--- DATA PROVIDED ---

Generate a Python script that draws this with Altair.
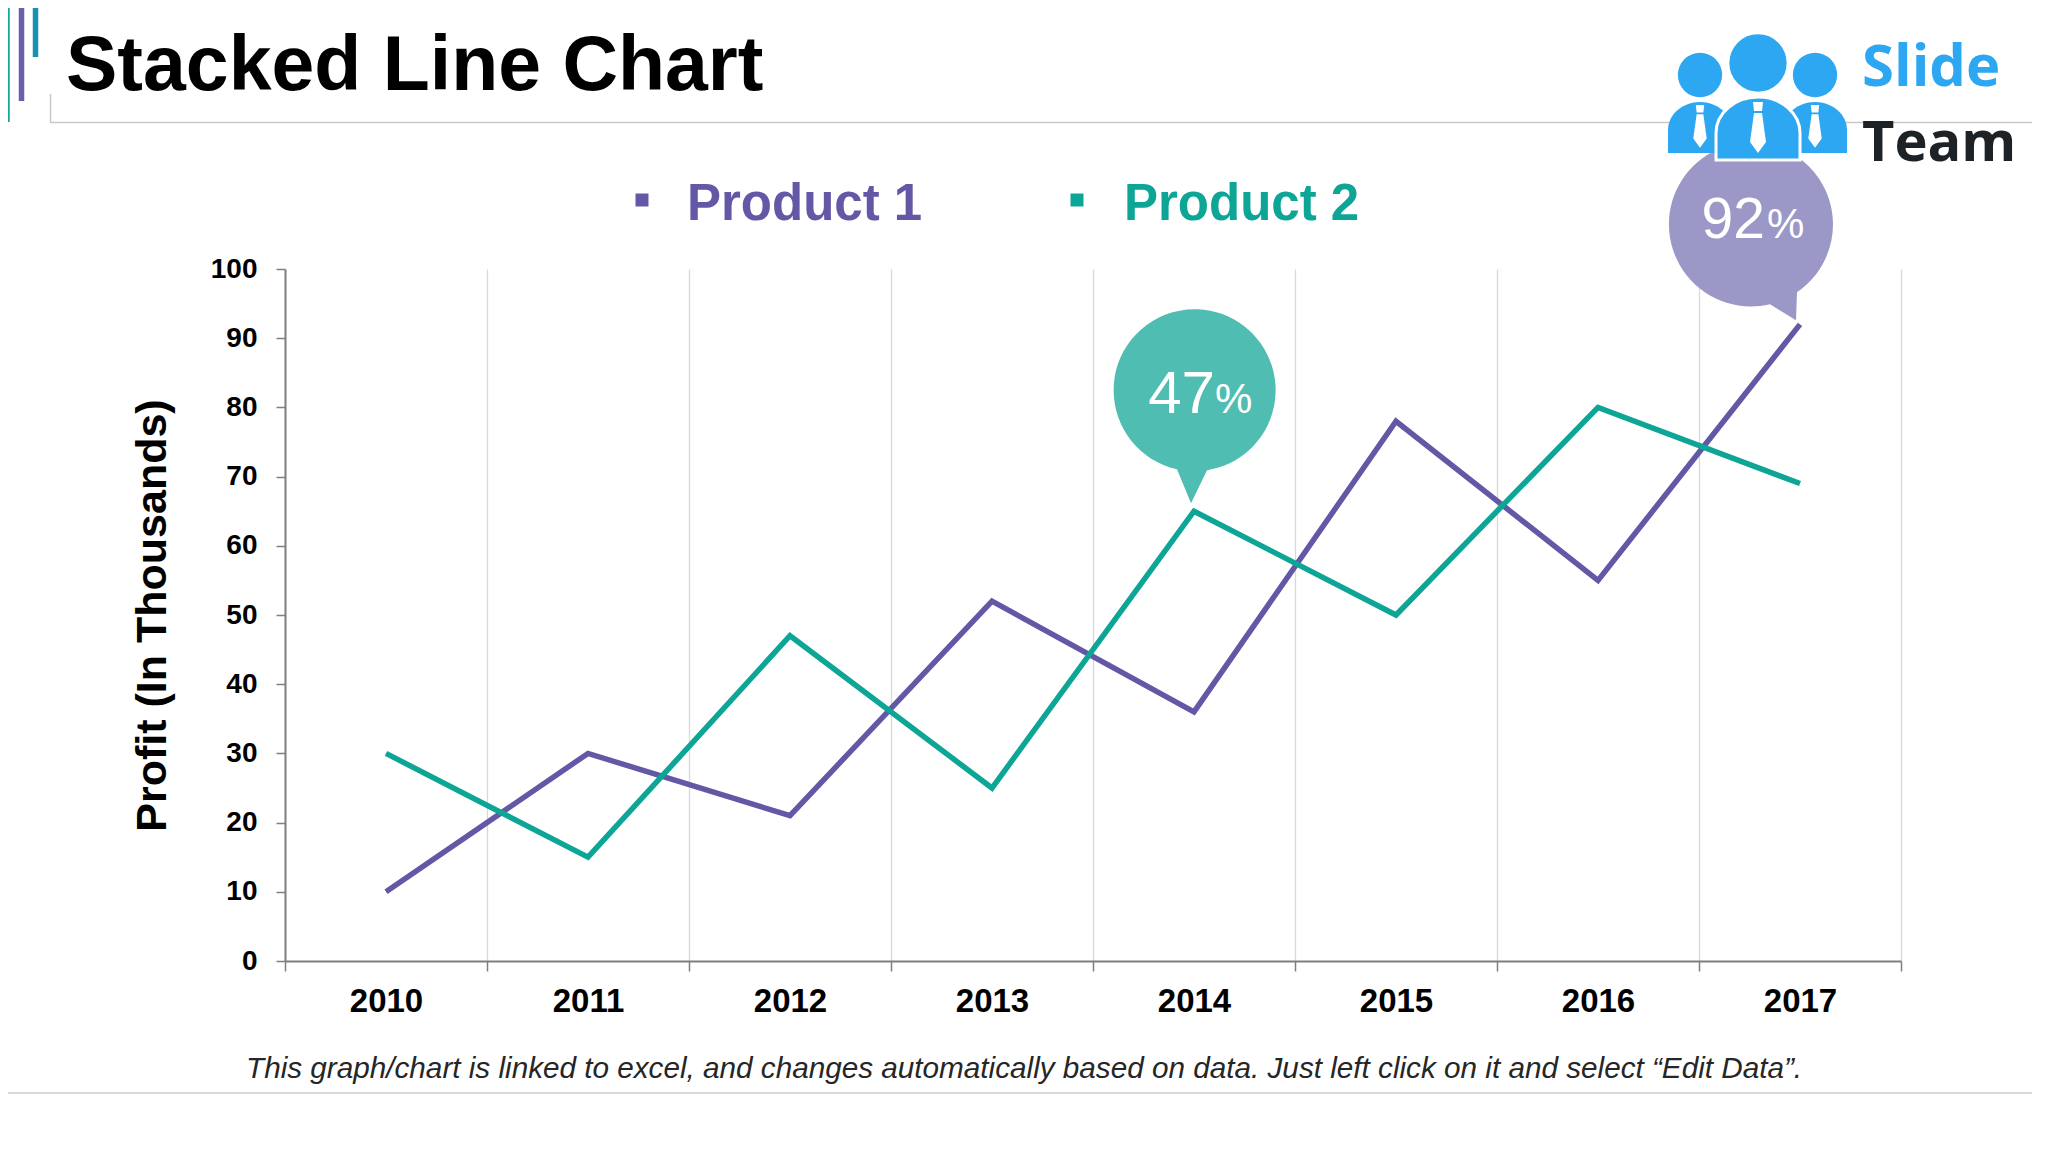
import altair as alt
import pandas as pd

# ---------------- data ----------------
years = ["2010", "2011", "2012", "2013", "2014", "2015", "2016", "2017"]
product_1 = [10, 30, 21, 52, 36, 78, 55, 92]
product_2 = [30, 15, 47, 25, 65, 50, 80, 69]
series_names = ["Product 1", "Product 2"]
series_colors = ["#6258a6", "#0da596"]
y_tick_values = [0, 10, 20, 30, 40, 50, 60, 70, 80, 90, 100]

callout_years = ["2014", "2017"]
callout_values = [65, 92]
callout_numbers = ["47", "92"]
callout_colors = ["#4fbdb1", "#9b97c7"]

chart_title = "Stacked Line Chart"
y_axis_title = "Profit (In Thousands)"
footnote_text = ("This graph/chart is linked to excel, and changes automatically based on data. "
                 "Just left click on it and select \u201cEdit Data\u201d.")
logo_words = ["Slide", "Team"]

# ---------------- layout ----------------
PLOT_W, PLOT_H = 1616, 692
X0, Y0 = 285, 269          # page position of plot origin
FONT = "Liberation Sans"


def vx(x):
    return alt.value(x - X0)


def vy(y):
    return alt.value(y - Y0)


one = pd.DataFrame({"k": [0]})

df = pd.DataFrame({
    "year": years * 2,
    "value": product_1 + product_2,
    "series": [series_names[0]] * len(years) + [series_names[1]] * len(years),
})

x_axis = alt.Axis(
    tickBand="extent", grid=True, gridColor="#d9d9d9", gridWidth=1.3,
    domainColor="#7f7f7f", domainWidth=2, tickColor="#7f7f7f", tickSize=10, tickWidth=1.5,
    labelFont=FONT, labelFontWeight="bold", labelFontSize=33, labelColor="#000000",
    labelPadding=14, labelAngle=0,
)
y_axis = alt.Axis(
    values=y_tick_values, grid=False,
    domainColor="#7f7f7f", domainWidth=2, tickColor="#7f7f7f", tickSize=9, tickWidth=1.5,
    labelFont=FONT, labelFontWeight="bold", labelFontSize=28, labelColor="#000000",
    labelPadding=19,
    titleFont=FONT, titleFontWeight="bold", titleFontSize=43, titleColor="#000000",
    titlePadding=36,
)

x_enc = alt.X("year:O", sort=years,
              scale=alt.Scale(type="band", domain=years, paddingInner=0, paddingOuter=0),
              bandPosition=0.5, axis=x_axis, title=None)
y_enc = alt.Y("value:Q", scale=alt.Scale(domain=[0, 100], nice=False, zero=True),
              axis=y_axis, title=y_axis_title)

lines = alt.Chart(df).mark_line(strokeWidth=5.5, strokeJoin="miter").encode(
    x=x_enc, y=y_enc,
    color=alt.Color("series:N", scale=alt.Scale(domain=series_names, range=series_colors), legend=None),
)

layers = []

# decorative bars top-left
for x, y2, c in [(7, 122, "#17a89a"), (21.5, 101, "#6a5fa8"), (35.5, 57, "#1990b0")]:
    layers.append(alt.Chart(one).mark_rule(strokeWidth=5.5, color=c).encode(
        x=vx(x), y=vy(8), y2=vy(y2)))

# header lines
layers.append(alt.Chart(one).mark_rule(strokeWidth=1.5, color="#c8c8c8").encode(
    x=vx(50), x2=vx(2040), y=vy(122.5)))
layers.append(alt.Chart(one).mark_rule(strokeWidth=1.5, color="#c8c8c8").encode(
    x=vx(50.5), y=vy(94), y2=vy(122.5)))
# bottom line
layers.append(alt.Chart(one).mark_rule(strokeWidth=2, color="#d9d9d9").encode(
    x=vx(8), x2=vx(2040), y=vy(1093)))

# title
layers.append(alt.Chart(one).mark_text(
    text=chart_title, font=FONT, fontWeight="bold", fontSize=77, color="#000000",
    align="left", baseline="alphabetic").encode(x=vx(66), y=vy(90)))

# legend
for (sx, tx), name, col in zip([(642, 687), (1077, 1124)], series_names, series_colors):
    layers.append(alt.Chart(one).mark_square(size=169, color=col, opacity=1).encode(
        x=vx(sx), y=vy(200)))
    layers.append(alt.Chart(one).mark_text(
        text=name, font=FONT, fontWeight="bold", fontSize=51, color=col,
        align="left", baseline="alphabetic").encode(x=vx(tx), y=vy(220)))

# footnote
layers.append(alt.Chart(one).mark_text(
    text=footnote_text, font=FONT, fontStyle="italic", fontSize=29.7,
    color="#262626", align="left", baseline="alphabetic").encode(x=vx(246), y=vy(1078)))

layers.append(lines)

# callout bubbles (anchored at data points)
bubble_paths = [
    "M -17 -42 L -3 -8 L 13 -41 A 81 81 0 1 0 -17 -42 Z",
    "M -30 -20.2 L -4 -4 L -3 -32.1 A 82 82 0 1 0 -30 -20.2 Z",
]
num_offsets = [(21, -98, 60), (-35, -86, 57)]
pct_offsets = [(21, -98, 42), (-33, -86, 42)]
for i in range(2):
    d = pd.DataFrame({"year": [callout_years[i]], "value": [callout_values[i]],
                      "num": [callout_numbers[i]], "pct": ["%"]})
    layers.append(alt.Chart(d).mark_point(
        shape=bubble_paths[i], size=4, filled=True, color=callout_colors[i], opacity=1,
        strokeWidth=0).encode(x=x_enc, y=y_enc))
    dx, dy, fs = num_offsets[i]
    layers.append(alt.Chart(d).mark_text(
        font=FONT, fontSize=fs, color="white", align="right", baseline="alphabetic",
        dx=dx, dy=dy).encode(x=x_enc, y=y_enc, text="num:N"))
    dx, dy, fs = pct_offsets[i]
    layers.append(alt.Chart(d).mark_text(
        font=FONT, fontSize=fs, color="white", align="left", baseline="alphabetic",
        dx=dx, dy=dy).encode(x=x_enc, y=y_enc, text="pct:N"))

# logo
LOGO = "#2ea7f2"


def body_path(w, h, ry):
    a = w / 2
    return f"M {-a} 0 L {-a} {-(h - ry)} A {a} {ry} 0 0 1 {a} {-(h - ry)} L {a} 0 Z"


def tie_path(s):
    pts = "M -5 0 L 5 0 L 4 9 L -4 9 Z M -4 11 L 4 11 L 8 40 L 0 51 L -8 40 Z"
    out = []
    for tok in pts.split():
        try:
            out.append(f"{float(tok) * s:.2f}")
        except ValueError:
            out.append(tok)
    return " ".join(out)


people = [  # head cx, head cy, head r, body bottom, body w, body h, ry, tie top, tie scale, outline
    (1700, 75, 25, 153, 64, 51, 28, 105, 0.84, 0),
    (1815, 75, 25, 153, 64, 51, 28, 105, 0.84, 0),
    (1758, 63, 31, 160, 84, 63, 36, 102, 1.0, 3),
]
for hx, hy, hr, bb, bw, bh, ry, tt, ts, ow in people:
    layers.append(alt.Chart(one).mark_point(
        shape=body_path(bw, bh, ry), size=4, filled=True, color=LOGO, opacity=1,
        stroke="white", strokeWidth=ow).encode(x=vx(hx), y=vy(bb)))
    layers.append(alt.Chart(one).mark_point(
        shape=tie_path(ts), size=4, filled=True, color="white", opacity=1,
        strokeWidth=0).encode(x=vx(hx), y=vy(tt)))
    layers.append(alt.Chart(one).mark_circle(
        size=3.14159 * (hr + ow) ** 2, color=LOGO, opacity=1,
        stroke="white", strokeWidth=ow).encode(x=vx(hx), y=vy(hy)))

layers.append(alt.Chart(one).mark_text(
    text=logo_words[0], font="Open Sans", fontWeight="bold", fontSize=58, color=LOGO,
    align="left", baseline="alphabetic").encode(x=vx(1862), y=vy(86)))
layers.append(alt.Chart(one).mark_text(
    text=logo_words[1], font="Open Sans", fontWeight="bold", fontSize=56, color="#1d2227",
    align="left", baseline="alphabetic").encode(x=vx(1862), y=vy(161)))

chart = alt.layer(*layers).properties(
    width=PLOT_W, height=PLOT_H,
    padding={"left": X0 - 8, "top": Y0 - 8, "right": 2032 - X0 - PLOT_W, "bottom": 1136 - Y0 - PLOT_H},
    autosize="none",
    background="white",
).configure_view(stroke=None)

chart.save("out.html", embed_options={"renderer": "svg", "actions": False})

---

- EXERCISE OBJECTIVE
Take the lines from the start of the material to the line with "80, 90, 100]", both included, and transcribe them exactly without the pictures.

- RESULT BELOW
Generate a Python script that draws this with Altair.
import altair as alt
import pandas as pd

# ---------------- data ----------------
years = ["2010", "2011", "2012", "2013", "2014", "2015", "2016", "2017"]
product_1 = [10, 30, 21, 52, 36, 78, 55, 92]
product_2 = [30, 15, 47, 25, 65, 50, 80, 69]
series_names = ["Product 1", "Product 2"]
series_colors = ["#6258a6", "#0da596"]
y_tick_values = [0, 10, 20, 30, 40, 50, 60, 70, 80, 90, 100]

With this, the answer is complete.